■ Written instruction
In the listing below, find the line with "font=\dgBig] (title) at", then repeat exactly every line from the top through that one.

■ Dataset extract
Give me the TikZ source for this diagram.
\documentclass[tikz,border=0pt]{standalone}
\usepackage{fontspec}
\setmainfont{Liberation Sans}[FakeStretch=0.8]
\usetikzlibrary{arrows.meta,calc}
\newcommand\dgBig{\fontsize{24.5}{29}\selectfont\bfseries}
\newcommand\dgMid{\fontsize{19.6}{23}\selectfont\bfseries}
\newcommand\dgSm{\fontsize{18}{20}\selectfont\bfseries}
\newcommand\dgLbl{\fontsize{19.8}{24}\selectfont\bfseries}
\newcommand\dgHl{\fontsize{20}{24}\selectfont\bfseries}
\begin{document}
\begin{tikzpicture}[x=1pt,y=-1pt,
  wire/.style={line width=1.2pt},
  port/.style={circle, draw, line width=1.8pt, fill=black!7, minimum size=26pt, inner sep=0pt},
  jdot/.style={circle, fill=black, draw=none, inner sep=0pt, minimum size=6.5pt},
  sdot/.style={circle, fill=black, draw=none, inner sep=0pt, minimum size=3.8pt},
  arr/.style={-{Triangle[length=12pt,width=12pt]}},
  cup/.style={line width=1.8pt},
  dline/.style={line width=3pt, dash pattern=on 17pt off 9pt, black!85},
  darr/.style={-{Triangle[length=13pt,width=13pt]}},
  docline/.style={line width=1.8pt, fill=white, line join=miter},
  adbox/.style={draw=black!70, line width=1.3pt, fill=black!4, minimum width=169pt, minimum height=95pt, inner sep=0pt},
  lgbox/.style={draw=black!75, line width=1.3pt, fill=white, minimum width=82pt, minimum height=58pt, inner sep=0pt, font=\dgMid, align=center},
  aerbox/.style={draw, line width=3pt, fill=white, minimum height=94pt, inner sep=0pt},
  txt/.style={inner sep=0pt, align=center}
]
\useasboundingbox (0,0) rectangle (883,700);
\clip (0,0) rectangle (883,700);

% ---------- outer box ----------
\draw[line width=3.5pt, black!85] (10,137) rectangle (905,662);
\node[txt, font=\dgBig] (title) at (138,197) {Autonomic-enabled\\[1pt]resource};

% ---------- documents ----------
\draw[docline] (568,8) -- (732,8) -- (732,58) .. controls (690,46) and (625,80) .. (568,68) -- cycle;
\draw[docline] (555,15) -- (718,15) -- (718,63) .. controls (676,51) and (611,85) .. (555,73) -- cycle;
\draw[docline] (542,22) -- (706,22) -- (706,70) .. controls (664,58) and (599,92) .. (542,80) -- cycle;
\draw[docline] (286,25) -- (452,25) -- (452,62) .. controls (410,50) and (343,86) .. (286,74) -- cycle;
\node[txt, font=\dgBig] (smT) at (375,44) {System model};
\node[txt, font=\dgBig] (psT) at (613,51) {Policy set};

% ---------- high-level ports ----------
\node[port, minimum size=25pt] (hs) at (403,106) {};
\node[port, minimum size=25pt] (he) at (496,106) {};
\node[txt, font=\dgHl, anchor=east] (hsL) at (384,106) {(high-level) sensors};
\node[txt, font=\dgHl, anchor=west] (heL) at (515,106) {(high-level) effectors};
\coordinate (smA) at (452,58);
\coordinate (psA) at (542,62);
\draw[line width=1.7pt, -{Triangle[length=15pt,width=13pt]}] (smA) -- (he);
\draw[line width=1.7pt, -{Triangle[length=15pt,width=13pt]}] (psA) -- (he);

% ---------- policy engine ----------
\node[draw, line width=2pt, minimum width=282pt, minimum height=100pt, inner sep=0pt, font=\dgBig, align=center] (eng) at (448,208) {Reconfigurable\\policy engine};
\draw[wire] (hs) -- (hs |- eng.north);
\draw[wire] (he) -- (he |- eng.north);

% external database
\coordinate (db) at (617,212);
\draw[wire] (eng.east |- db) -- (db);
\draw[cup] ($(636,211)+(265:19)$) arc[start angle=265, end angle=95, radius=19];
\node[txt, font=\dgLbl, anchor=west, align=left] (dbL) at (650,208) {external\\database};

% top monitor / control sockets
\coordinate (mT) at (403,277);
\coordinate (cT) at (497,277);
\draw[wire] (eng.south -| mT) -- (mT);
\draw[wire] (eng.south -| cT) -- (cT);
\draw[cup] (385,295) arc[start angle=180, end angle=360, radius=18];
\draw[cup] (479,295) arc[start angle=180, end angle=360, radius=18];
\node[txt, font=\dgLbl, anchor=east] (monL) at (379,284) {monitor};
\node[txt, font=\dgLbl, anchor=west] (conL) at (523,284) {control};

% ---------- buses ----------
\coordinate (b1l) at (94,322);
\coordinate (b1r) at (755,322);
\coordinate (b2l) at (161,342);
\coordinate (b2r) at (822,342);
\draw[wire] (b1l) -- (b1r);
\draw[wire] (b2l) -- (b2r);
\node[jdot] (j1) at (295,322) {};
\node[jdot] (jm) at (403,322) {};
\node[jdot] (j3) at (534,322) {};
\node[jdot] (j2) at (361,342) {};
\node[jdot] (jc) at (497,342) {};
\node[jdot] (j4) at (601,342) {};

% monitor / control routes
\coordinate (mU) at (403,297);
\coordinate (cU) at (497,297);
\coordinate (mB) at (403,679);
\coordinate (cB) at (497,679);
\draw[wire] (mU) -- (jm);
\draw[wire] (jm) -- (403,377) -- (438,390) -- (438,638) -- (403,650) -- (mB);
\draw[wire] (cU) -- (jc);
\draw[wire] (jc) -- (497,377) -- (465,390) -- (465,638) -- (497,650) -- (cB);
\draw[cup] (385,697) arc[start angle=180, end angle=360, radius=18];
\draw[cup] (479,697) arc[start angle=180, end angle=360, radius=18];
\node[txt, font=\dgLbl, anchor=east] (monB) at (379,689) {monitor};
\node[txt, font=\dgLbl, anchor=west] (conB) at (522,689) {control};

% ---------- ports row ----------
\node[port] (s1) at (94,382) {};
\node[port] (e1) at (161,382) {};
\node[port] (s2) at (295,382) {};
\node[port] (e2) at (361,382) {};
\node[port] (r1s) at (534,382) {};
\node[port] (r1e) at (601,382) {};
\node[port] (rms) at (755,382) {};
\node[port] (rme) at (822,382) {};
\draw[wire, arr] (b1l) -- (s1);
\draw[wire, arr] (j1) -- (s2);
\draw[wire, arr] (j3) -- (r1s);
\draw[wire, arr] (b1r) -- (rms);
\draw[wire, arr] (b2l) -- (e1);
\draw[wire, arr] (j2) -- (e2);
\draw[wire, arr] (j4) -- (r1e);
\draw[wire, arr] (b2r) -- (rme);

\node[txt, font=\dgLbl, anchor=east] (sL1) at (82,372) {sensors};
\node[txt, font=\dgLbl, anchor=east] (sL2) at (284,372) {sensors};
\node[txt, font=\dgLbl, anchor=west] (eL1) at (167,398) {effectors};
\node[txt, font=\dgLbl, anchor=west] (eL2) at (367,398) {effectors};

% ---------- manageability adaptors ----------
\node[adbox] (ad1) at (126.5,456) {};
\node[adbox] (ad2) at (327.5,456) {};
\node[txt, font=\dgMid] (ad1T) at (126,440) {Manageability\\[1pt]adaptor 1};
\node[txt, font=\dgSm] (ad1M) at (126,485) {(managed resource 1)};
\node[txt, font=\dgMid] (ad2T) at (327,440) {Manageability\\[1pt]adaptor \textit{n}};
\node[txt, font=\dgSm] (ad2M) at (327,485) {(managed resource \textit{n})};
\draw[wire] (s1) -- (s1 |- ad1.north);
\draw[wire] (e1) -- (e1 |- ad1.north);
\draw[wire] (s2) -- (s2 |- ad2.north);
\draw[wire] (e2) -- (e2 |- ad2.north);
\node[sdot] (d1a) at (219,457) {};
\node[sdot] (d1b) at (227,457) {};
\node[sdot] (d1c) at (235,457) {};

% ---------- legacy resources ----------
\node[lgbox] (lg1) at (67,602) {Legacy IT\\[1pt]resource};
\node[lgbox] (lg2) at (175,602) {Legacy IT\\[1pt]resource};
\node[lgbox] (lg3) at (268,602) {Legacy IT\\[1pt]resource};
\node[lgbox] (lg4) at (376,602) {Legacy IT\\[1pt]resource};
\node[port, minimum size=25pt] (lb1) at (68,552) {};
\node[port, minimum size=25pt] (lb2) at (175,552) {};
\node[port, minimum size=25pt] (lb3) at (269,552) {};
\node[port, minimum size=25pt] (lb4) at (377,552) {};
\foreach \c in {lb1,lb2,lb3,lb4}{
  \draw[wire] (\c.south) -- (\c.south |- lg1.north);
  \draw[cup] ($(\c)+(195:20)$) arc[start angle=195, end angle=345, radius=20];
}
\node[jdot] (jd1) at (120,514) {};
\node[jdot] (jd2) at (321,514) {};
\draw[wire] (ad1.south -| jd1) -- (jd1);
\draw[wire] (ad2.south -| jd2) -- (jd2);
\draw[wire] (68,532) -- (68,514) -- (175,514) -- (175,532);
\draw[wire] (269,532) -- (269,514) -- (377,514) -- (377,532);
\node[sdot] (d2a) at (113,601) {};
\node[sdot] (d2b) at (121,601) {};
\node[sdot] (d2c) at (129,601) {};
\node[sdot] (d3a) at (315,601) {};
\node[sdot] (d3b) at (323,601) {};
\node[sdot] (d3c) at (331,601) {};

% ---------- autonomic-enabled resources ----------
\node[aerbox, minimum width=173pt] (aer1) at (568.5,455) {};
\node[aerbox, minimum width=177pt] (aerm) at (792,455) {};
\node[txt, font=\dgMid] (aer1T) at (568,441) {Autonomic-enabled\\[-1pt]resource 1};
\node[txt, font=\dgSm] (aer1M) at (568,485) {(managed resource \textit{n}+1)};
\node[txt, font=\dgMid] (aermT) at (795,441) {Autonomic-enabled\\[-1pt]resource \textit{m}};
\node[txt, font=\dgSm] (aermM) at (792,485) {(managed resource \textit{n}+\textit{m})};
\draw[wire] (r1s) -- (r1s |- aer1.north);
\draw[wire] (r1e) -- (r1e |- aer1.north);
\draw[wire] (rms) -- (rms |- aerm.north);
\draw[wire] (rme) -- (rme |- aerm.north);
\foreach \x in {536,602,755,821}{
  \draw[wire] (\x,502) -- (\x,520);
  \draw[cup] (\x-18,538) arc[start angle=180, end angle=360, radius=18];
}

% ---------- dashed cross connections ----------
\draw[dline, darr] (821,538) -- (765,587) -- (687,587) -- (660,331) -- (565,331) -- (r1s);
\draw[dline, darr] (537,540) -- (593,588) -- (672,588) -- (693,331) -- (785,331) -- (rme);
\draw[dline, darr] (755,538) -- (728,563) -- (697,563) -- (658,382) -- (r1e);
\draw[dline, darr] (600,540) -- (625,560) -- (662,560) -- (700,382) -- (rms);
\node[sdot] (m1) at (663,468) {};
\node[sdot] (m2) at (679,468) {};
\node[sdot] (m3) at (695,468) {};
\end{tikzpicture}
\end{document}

■ Output of the exercise
Give me the TikZ source for this diagram.
\documentclass[tikz,border=0pt]{standalone}
\usepackage{fontspec}
\setmainfont{Liberation Sans}[FakeStretch=0.8]
\usetikzlibrary{arrows.meta,calc}
\newcommand\dgBig{\fontsize{24.5}{29}\selectfont\bfseries}
\newcommand\dgMid{\fontsize{19.6}{23}\selectfont\bfseries}
\newcommand\dgSm{\fontsize{18}{20}\selectfont\bfseries}
\newcommand\dgLbl{\fontsize{19.8}{24}\selectfont\bfseries}
\newcommand\dgHl{\fontsize{20}{24}\selectfont\bfseries}
\begin{document}
\begin{tikzpicture}[x=1pt,y=-1pt,
  wire/.style={line width=1.2pt},
  port/.style={circle, draw, line width=1.8pt, fill=black!7, minimum size=26pt, inner sep=0pt},
  jdot/.style={circle, fill=black, draw=none, inner sep=0pt, minimum size=6.5pt},
  sdot/.style={circle, fill=black, draw=none, inner sep=0pt, minimum size=3.8pt},
  arr/.style={-{Triangle[length=12pt,width=12pt]}},
  cup/.style={line width=1.8pt},
  dline/.style={line width=3pt, dash pattern=on 17pt off 9pt, black!85},
  darr/.style={-{Triangle[length=13pt,width=13pt]}},
  docline/.style={line width=1.8pt, fill=white, line join=miter},
  adbox/.style={draw=black!70, line width=1.3pt, fill=black!4, minimum width=169pt, minimum height=95pt, inner sep=0pt},
  lgbox/.style={draw=black!75, line width=1.3pt, fill=white, minimum width=82pt, minimum height=58pt, inner sep=0pt, font=\dgMid, align=center},
  aerbox/.style={draw, line width=3pt, fill=white, minimum height=94pt, inner sep=0pt},
  txt/.style={inner sep=0pt, align=center}
]
\useasboundingbox (0,0) rectangle (883,700);
\clip (0,0) rectangle (883,700);

% ---------- outer box ----------
\draw[line width=3.5pt, black!85] (10,137) rectangle (905,662);
\node[txt, font=\dgBig] (title) at (138,197) {Autonomic-enabled\\[1pt]resource};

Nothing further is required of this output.